» Supplied material:

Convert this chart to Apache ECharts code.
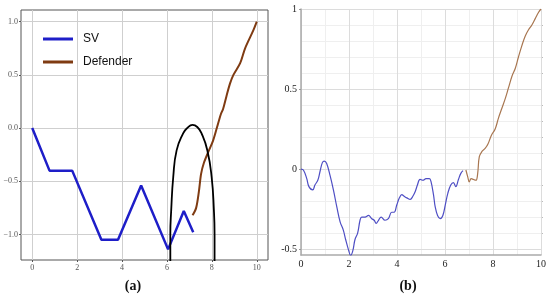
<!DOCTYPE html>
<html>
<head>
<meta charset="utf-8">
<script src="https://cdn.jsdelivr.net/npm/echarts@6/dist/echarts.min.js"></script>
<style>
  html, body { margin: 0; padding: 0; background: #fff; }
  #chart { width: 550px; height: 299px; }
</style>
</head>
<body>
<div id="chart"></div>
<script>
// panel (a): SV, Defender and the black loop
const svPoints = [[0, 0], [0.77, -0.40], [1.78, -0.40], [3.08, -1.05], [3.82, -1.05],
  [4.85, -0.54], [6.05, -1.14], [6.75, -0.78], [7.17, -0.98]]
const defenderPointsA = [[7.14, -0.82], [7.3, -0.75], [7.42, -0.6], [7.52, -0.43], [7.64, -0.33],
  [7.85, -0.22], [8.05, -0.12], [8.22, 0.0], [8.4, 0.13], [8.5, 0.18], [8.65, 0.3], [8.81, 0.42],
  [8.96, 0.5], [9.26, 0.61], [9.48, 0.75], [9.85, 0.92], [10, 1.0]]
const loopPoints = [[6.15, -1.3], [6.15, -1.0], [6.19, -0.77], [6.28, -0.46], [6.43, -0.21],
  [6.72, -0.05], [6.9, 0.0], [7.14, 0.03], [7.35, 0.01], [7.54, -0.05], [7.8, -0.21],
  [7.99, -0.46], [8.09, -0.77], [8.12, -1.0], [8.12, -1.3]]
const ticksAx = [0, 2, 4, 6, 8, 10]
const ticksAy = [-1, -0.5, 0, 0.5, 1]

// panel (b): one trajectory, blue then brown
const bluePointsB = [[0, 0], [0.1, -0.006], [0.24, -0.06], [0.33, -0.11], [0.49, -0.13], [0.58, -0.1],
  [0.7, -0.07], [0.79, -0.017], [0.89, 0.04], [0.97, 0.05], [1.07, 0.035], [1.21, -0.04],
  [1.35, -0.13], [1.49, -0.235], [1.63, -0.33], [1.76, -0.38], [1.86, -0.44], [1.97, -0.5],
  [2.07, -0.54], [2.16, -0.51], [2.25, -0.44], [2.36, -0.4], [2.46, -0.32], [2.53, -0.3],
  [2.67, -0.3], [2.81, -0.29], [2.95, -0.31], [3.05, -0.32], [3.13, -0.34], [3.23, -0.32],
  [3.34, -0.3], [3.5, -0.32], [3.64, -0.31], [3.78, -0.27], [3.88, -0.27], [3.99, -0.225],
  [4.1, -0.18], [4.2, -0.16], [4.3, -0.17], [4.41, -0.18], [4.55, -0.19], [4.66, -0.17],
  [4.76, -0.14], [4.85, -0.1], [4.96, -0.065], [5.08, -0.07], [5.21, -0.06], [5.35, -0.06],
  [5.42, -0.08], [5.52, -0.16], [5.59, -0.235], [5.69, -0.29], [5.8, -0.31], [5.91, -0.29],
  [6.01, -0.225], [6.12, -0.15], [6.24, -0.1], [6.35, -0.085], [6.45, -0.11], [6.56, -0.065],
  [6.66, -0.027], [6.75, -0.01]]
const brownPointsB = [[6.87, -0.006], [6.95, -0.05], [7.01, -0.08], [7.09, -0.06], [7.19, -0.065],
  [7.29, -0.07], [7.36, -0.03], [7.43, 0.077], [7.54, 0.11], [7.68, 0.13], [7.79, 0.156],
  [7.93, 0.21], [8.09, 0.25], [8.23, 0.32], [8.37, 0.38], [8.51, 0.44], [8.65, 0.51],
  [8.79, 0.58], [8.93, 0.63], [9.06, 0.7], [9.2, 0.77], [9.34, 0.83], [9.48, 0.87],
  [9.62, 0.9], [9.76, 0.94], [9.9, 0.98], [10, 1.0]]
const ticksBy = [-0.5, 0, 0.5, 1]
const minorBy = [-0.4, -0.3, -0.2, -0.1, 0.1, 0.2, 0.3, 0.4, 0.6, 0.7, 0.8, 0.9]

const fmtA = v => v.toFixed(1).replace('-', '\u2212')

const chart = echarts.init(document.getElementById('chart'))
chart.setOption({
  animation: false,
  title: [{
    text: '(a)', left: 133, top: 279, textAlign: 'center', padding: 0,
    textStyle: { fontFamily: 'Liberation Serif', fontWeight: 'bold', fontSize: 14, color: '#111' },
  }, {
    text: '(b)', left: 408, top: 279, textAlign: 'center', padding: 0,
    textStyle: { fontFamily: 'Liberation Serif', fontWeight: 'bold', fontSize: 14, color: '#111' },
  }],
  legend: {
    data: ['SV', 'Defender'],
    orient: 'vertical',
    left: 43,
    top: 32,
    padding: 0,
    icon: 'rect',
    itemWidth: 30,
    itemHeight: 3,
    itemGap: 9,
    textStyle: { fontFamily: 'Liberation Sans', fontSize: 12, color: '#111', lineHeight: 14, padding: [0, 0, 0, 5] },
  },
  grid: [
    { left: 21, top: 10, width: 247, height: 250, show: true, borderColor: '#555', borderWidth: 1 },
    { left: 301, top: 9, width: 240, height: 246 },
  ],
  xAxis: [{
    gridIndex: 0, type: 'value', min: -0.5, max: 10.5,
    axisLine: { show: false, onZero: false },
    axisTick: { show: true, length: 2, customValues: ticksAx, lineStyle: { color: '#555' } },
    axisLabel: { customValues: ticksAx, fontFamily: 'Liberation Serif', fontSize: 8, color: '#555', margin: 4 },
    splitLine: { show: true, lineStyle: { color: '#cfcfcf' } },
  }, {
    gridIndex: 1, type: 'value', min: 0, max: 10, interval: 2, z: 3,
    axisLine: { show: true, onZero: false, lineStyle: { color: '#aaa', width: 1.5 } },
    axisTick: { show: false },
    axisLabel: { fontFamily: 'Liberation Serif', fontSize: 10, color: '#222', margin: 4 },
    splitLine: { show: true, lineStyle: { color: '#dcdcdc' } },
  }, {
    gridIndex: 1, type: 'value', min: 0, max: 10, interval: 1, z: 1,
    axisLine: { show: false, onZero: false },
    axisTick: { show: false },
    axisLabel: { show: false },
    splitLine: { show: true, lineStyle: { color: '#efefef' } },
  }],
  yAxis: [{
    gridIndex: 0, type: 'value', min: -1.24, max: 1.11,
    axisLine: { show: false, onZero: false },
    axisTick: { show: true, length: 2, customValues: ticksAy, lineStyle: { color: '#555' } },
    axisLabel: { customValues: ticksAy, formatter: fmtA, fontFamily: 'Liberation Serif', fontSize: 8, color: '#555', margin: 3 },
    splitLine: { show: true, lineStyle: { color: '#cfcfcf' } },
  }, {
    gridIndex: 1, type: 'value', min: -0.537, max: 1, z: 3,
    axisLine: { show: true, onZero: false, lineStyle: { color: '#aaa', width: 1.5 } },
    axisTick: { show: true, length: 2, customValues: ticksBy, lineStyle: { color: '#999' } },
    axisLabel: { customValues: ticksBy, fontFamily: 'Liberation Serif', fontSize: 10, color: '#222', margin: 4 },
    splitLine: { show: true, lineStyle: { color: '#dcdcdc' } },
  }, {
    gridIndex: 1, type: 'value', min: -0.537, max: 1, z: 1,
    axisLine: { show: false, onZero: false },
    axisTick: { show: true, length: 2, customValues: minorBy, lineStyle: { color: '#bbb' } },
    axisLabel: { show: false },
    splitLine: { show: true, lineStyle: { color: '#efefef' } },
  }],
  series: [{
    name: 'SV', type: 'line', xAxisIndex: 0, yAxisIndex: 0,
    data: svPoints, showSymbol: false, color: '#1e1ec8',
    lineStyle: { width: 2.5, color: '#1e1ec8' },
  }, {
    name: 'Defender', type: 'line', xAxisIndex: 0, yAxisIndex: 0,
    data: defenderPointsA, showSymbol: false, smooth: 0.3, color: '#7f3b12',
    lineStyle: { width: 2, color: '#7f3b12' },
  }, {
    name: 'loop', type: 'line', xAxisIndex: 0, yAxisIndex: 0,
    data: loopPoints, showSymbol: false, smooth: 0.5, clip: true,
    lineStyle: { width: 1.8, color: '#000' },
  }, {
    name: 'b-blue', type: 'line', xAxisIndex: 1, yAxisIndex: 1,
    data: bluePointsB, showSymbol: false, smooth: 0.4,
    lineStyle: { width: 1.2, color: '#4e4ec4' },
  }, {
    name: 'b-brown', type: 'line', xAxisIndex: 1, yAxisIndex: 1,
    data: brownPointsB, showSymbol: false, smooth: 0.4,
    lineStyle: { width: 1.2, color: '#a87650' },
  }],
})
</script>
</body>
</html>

» Exercise brief: Up to and including the line with "const ticksAy = [-1, -0.5, 0, 0.5, 1]", copy the data above from its first line. Skip pictures.

» Answer in full:
Convert this chart to Apache ECharts code.
<!DOCTYPE html>
<html>
<head>
<meta charset="utf-8">
<script src="https://cdn.jsdelivr.net/npm/echarts@6/dist/echarts.min.js"></script>
<style>
  html, body { margin: 0; padding: 0; background: #fff; }
  #chart { width: 550px; height: 299px; }
</style>
</head>
<body>
<div id="chart"></div>
<script>
// panel (a): SV, Defender and the black loop
const svPoints = [[0, 0], [0.77, -0.40], [1.78, -0.40], [3.08, -1.05], [3.82, -1.05],
  [4.85, -0.54], [6.05, -1.14], [6.75, -0.78], [7.17, -0.98]]
const defenderPointsA = [[7.14, -0.82], [7.3, -0.75], [7.42, -0.6], [7.52, -0.43], [7.64, -0.33],
  [7.85, -0.22], [8.05, -0.12], [8.22, 0.0], [8.4, 0.13], [8.5, 0.18], [8.65, 0.3], [8.81, 0.42],
  [8.96, 0.5], [9.26, 0.61], [9.48, 0.75], [9.85, 0.92], [10, 1.0]]
const loopPoints = [[6.15, -1.3], [6.15, -1.0], [6.19, -0.77], [6.28, -0.46], [6.43, -0.21],
  [6.72, -0.05], [6.9, 0.0], [7.14, 0.03], [7.35, 0.01], [7.54, -0.05], [7.8, -0.21],
  [7.99, -0.46], [8.09, -0.77], [8.12, -1.0], [8.12, -1.3]]
const ticksAx = [0, 2, 4, 6, 8, 10]
const ticksAy = [-1, -0.5, 0, 0.5, 1]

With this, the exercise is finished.